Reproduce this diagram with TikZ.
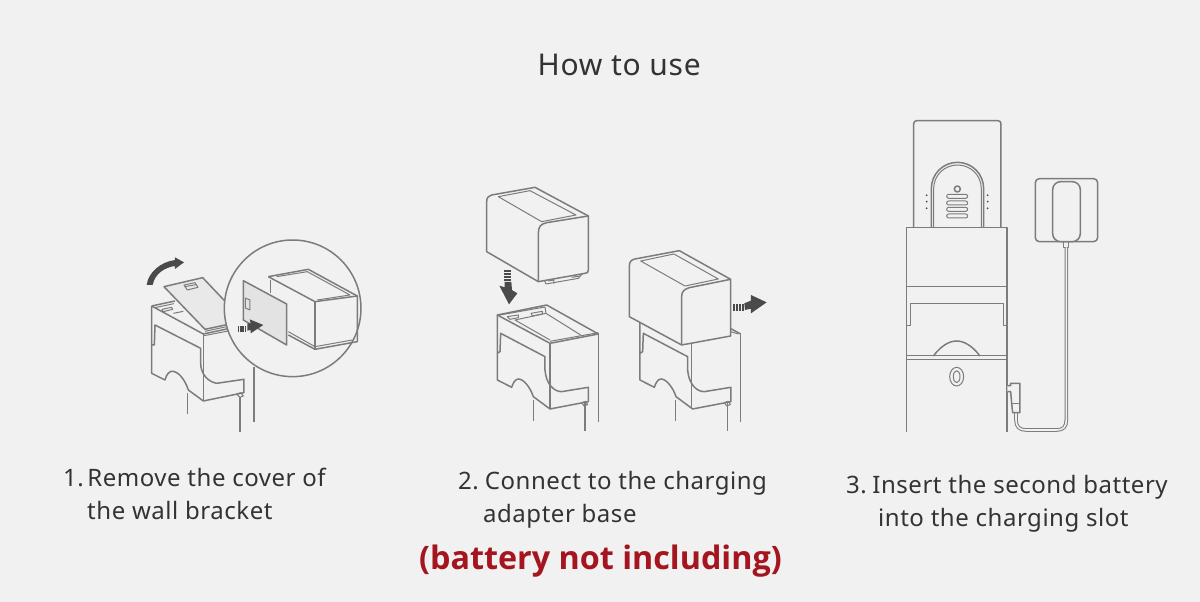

* * *

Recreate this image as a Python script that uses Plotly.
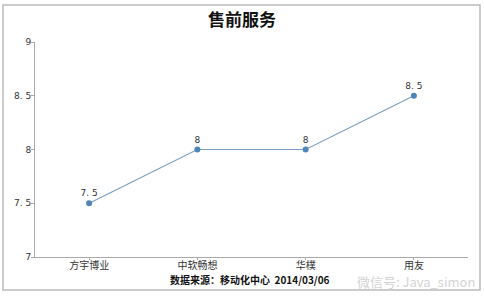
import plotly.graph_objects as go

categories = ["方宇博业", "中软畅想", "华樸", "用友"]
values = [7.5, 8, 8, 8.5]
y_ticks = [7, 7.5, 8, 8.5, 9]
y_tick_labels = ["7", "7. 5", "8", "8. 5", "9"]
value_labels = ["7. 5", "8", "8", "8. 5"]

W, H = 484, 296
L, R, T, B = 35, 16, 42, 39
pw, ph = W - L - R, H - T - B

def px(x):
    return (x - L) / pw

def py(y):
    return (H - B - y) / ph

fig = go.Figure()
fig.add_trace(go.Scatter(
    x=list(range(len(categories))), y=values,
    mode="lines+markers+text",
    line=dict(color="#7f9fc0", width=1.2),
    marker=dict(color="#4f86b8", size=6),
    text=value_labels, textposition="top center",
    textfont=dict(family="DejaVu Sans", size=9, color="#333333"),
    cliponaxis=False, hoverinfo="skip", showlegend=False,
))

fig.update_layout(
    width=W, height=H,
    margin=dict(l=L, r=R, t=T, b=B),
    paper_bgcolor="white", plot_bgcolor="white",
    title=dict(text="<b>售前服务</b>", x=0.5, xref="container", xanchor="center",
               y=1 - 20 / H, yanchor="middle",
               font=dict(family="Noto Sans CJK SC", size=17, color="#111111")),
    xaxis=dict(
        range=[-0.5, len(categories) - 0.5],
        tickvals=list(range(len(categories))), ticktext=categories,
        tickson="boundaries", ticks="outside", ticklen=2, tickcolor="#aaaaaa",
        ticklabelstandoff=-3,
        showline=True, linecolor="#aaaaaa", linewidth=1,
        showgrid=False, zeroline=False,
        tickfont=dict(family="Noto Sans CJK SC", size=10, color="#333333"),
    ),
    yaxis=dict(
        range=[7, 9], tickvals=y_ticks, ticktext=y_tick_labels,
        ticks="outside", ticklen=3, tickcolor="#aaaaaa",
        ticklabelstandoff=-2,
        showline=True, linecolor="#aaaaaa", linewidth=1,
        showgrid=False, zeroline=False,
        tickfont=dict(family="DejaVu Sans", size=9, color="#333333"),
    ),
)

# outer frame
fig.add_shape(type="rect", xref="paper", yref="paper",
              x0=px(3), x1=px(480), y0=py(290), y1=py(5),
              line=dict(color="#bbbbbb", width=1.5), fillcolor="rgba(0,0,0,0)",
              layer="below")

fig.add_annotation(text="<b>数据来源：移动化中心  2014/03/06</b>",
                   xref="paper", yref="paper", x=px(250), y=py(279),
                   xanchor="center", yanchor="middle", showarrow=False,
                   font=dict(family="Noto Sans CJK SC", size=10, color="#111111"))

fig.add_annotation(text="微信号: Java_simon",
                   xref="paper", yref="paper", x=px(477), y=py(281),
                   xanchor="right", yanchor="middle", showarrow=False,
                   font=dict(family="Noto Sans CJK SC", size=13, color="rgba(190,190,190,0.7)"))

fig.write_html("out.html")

■ Direction ■
Using the data above, extract exactly the lines from the one containing "Recreate this image" through the one containing "return (H - B - y) / ph". Pictures are left out.

■ Written answer ■
Recreate this image as a Python script that uses Plotly.
import plotly.graph_objects as go

categories = ["方宇博业", "中软畅想", "华樸", "用友"]
values = [7.5, 8, 8, 8.5]
y_ticks = [7, 7.5, 8, 8.5, 9]
y_tick_labels = ["7", "7. 5", "8", "8. 5", "9"]
value_labels = ["7. 5", "8", "8", "8. 5"]

W, H = 484, 296
L, R, T, B = 35, 16, 42, 39
pw, ph = W - L - R, H - T - B

def px(x):
    return (x - L) / pw

def py(y):
    return (H - B - y) / ph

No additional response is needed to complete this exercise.